(begin)
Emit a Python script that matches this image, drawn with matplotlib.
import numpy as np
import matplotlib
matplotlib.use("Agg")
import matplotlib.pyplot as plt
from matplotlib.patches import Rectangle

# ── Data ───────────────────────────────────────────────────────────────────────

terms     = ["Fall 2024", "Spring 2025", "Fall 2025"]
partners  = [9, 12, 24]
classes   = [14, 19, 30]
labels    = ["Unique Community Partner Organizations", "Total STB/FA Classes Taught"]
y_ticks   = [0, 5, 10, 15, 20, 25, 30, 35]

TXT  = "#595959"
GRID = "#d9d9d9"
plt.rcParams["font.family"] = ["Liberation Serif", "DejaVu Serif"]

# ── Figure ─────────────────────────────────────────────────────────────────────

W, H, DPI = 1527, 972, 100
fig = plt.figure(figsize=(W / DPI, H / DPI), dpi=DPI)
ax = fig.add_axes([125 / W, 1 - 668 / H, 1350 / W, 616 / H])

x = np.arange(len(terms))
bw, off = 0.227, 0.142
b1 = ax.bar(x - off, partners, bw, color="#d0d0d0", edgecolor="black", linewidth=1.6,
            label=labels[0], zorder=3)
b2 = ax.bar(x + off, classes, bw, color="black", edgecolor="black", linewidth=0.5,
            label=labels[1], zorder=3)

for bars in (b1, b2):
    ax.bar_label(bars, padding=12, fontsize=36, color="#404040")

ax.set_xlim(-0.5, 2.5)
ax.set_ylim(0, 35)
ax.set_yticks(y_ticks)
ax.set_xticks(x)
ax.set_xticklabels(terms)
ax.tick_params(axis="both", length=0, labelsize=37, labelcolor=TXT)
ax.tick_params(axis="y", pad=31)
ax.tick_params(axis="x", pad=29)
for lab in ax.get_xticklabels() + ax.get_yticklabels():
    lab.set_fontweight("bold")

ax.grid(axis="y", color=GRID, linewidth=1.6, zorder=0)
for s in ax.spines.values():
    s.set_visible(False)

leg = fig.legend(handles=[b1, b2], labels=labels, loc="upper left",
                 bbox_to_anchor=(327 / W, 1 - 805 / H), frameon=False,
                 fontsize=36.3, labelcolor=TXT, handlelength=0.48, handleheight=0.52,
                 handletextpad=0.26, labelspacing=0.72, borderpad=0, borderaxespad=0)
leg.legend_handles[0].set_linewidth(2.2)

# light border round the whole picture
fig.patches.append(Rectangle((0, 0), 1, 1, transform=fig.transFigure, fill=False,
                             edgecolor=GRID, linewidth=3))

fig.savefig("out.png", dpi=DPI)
(end)
- _Directive_: Please print exactly what appears from the first line of the data through the line with "label=labels[1], zorder=3)", including both of those lines and nothing past them.

- _Task response_:
Emit a Python script that matches this image, drawn with matplotlib.
import numpy as np
import matplotlib
matplotlib.use("Agg")
import matplotlib.pyplot as plt
from matplotlib.patches import Rectangle

# ── Data ───────────────────────────────────────────────────────────────────────

terms     = ["Fall 2024", "Spring 2025", "Fall 2025"]
partners  = [9, 12, 24]
classes   = [14, 19, 30]
labels    = ["Unique Community Partner Organizations", "Total STB/FA Classes Taught"]
y_ticks   = [0, 5, 10, 15, 20, 25, 30, 35]

TXT  = "#595959"
GRID = "#d9d9d9"
plt.rcParams["font.family"] = ["Liberation Serif", "DejaVu Serif"]

# ── Figure ─────────────────────────────────────────────────────────────────────

W, H, DPI = 1527, 972, 100
fig = plt.figure(figsize=(W / DPI, H / DPI), dpi=DPI)
ax = fig.add_axes([125 / W, 1 - 668 / H, 1350 / W, 616 / H])

x = np.arange(len(terms))
bw, off = 0.227, 0.142
b1 = ax.bar(x - off, partners, bw, color="#d0d0d0", edgecolor="black", linewidth=1.6,
            label=labels[0], zorder=3)
b2 = ax.bar(x + off, classes, bw, color="black", edgecolor="black", linewidth=0.5,
            label=labels[1], zorder=3)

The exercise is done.